_Problem requirements_
Can you print the data exactly and leave out each image?

_Material_
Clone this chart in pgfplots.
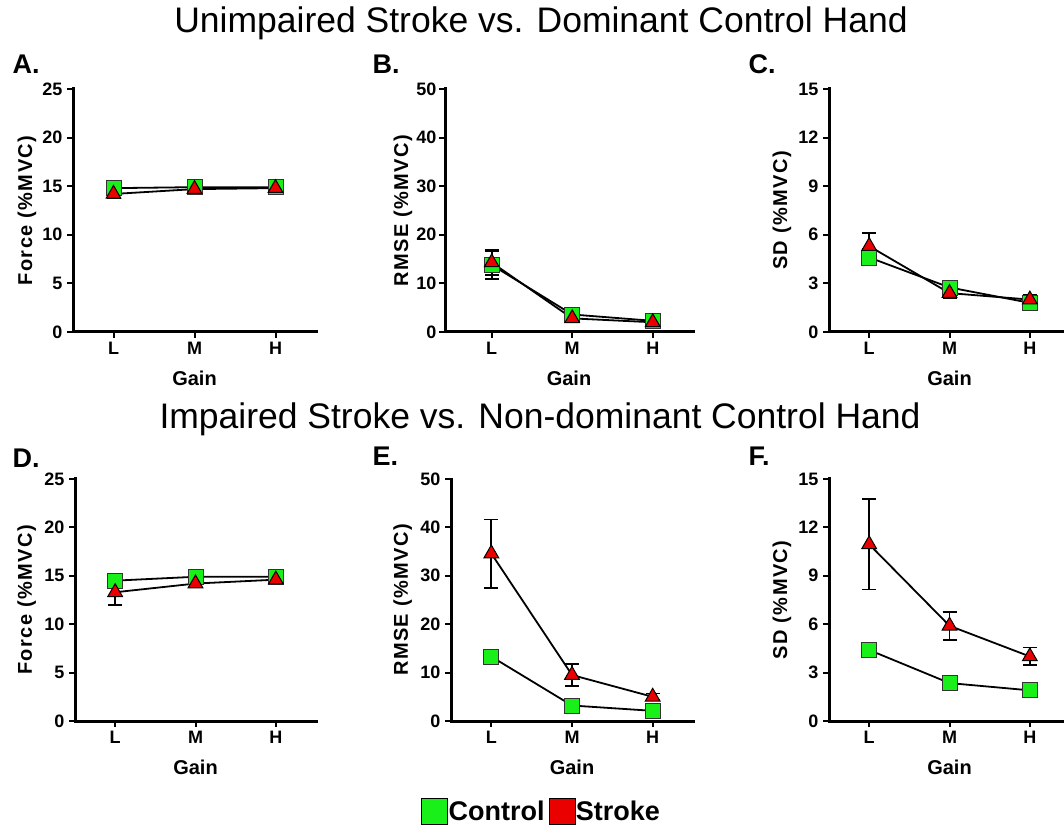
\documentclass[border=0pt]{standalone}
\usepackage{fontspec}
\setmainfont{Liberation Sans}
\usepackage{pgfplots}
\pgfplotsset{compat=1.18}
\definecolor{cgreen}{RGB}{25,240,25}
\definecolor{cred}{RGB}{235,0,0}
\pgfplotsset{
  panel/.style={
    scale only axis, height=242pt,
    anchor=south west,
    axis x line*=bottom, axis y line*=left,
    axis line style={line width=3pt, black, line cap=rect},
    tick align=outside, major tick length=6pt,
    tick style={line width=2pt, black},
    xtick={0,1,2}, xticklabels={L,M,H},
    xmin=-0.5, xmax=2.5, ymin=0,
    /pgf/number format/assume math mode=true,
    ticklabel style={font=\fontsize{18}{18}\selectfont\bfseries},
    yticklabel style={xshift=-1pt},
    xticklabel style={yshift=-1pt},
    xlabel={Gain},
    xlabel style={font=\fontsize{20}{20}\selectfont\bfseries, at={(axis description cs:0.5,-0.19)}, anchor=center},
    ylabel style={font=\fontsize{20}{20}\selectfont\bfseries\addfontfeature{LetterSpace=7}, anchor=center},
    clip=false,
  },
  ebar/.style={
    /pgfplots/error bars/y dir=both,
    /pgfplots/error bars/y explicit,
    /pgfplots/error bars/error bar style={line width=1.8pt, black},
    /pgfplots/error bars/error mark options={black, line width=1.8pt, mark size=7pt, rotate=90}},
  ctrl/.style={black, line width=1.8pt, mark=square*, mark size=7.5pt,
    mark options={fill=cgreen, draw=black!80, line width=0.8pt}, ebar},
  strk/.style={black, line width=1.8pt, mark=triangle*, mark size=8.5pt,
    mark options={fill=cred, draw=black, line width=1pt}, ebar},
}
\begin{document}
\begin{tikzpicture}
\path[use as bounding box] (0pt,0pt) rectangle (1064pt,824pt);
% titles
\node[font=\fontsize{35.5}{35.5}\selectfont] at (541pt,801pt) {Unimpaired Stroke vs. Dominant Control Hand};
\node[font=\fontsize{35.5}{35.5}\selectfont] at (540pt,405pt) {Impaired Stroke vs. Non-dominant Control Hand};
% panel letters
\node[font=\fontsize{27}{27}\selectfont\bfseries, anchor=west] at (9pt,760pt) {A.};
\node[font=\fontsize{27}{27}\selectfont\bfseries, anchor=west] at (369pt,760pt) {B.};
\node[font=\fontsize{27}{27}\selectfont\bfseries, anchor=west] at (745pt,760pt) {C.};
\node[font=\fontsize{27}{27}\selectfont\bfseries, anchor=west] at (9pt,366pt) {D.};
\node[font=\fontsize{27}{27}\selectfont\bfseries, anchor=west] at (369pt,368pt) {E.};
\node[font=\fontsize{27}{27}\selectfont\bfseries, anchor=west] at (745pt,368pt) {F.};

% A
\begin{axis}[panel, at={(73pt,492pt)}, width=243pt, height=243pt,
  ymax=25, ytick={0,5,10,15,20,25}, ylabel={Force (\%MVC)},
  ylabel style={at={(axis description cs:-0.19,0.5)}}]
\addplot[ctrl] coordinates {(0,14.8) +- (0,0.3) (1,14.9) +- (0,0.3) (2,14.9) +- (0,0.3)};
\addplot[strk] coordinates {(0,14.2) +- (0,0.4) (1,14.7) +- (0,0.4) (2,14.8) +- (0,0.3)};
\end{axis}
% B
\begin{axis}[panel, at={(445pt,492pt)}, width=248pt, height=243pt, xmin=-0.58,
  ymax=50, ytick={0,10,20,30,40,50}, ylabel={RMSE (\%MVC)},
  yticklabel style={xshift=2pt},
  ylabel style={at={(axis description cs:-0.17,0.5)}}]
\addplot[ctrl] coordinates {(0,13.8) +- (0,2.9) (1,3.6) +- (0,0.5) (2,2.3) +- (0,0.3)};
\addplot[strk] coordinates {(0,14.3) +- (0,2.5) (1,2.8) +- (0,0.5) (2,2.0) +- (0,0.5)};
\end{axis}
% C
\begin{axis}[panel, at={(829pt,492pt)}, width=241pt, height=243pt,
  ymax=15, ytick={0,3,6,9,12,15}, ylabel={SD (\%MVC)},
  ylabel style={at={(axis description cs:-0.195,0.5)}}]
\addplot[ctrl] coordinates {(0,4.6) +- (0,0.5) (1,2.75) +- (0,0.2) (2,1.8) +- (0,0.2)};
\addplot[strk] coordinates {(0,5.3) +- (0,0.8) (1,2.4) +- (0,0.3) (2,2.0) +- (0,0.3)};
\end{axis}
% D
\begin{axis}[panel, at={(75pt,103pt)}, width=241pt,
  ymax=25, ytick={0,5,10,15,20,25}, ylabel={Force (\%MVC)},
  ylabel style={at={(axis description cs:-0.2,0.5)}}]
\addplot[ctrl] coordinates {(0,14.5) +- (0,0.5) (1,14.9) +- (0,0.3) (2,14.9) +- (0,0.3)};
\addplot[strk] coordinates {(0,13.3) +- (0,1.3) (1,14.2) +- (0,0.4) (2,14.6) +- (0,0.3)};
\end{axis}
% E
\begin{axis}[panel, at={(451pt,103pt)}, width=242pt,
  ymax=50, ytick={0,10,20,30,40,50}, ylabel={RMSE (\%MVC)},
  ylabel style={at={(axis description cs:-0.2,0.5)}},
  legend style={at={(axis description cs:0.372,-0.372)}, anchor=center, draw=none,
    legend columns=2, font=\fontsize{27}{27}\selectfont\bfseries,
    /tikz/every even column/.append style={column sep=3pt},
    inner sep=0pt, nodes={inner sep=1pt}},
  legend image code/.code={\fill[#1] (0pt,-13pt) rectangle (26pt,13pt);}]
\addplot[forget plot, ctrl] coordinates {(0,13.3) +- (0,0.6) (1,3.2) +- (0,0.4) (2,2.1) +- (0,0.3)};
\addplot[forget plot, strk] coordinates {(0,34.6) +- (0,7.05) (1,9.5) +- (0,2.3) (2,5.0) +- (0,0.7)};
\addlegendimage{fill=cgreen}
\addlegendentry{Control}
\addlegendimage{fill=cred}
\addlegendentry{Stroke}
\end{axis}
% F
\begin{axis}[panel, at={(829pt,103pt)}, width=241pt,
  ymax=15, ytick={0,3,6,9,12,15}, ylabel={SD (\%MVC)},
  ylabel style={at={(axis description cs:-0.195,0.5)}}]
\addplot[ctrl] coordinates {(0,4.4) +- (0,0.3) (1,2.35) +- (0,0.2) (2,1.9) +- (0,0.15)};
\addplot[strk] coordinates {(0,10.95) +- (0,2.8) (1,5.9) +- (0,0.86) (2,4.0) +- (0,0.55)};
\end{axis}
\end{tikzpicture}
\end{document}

_Answer to the exercise_
Clone this chart in pgfplots.
\documentclass[border=0pt]{standalone}
\usepackage{fontspec}
\setmainfont{Liberation Sans}
\usepackage{pgfplots}
\pgfplotsset{compat=1.18}
\definecolor{cgreen}{RGB}{25,240,25}
\definecolor{cred}{RGB}{235,0,0}
\pgfplotsset{
  panel/.style={
    scale only axis, height=242pt,
    anchor=south west,
    axis x line*=bottom, axis y line*=left,
    axis line style={line width=3pt, black, line cap=rect},
    tick align=outside, major tick length=6pt,
    tick style={line width=2pt, black},
    xtick={0,1,2}, xticklabels={L,M,H},
    xmin=-0.5, xmax=2.5, ymin=0,
    /pgf/number format/assume math mode=true,
    ticklabel style={font=\fontsize{18}{18}\selectfont\bfseries},
    yticklabel style={xshift=-1pt},
    xticklabel style={yshift=-1pt},
    xlabel={Gain},
    xlabel style={font=\fontsize{20}{20}\selectfont\bfseries, at={(axis description cs:0.5,-0.19)}, anchor=center},
    ylabel style={font=\fontsize{20}{20}\selectfont\bfseries\addfontfeature{LetterSpace=7}, anchor=center},
    clip=false,
  },
  ebar/.style={
    /pgfplots/error bars/y dir=both,
    /pgfplots/error bars/y explicit,
    /pgfplots/error bars/error bar style={line width=1.8pt, black},
    /pgfplots/error bars/error mark options={black, line width=1.8pt, mark size=7pt, rotate=90}},
  ctrl/.style={black, line width=1.8pt, mark=square*, mark size=7.5pt,
    mark options={fill=cgreen, draw=black!80, line width=0.8pt}, ebar},
  strk/.style={black, line width=1.8pt, mark=triangle*, mark size=8.5pt,
    mark options={fill=cred, draw=black, line width=1pt}, ebar},
}
\begin{document}
\begin{tikzpicture}
\path[use as bounding box] (0pt,0pt) rectangle (1064pt,824pt);
% titles
\node[font=\fontsize{35.5}{35.5}\selectfont] at (541pt,801pt) {Unimpaired Stroke vs. Dominant Control Hand};
\node[font=\fontsize{35.5}{35.5}\selectfont] at (540pt,405pt) {Impaired Stroke vs. Non-dominant Control Hand};
% panel letters
\node[font=\fontsize{27}{27}\selectfont\bfseries, anchor=west] at (9pt,760pt) {A.};
\node[font=\fontsize{27}{27}\selectfont\bfseries, anchor=west] at (369pt,760pt) {B.};
\node[font=\fontsize{27}{27}\selectfont\bfseries, anchor=west] at (745pt,760pt) {C.};
\node[font=\fontsize{27}{27}\selectfont\bfseries, anchor=west] at (9pt,366pt) {D.};
\node[font=\fontsize{27}{27}\selectfont\bfseries, anchor=west] at (369pt,368pt) {E.};
\node[font=\fontsize{27}{27}\selectfont\bfseries, anchor=west] at (745pt,368pt) {F.};

% A
\begin{axis}[panel, at={(73pt,492pt)}, width=243pt, height=243pt,
  ymax=25, ytick={0,5,10,15,20,25}, ylabel={Force (\%MVC)},
  ylabel style={at={(axis description cs:-0.19,0.5)}}]
\addplot[ctrl] coordinates {(0,14.8) +- (0,0.3) (1,14.9) +- (0,0.3) (2,14.9) +- (0,0.3)};
\addplot[strk] coordinates {(0,14.2) +- (0,0.4) (1,14.7) +- (0,0.4) (2,14.8) +- (0,0.3)};
\end{axis}
% B
\begin{axis}[panel, at={(445pt,492pt)}, width=248pt, height=243pt, xmin=-0.58,
  ymax=50, ytick={0,10,20,30,40,50}, ylabel={RMSE (\%MVC)},
  yticklabel style={xshift=2pt},
  ylabel style={at={(axis description cs:-0.17,0.5)}}]
\addplot[ctrl] coordinates {(0,13.8) +- (0,2.9) (1,3.6) +- (0,0.5) (2,2.3) +- (0,0.3)};
\addplot[strk] coordinates {(0,14.3) +- (0,2.5) (1,2.8) +- (0,0.5) (2,2.0) +- (0,0.5)};
\end{axis}
% C
\begin{axis}[panel, at={(829pt,492pt)}, width=241pt, height=243pt,
  ymax=15, ytick={0,3,6,9,12,15}, ylabel={SD (\%MVC)},
  ylabel style={at={(axis description cs:-0.195,0.5)}}]
\addplot[ctrl] coordinates {(0,4.6) +- (0,0.5) (1,2.75) +- (0,0.2) (2,1.8) +- (0,0.2)};
\addplot[strk] coordinates {(0,5.3) +- (0,0.8) (1,2.4) +- (0,0.3) (2,2.0) +- (0,0.3)};
\end{axis}
% D
\begin{axis}[panel, at={(75pt,103pt)}, width=241pt,
  ymax=25, ytick={0,5,10,15,20,25}, ylabel={Force (\%MVC)},
  ylabel style={at={(axis description cs:-0.2,0.5)}}]
\addplot[ctrl] coordinates {(0,14.5) +- (0,0.5) (1,14.9) +- (0,0.3) (2,14.9) +- (0,0.3)};
\addplot[strk] coordinates {(0,13.3) +- (0,1.3) (1,14.2) +- (0,0.4) (2,14.6) +- (0,0.3)};
\end{axis}
% E
\begin{axis}[panel, at={(451pt,103pt)}, width=242pt,
  ymax=50, ytick={0,10,20,30,40,50}, ylabel={RMSE (\%MVC)},
  ylabel style={at={(axis description cs:-0.2,0.5)}},
  legend style={at={(axis description cs:0.372,-0.372)}, anchor=center, draw=none,
    legend columns=2, font=\fontsize{27}{27}\selectfont\bfseries,
    /tikz/every even column/.append style={column sep=3pt},
    inner sep=0pt, nodes={inner sep=1pt}},
  legend image code/.code={\fill[#1] (0pt,-13pt) rectangle (26pt,13pt);}]
\addplot[forget plot, ctrl] coordinates {(0,13.3) +- (0,0.6) (1,3.2) +- (0,0.4) (2,2.1) +- (0,0.3)};
\addplot[forget plot, strk] coordinates {(0,34.6) +- (0,7.05) (1,9.5) +- (0,2.3) (2,5.0) +- (0,0.7)};
\addlegendimage{fill=cgreen}
\addlegendentry{Control}
\addlegendimage{fill=cred}
\addlegendentry{Stroke}
\end{axis}
% F
\begin{axis}[panel, at={(829pt,103pt)}, width=241pt,
  ymax=15, ytick={0,3,6,9,12,15}, ylabel={SD (\%MVC)},
  ylabel style={at={(axis description cs:-0.195,0.5)}}]
\addplot[ctrl] coordinates {(0,4.4) +- (0,0.3) (1,2.35) +- (0,0.2) (2,1.9) +- (0,0.15)};
\addplot[strk] coordinates {(0,10.95) +- (0,2.8) (1,5.9) +- (0,0.86) (2,4.0) +- (0,0.55)};
\end{axis}
\end{tikzpicture}
\end{document}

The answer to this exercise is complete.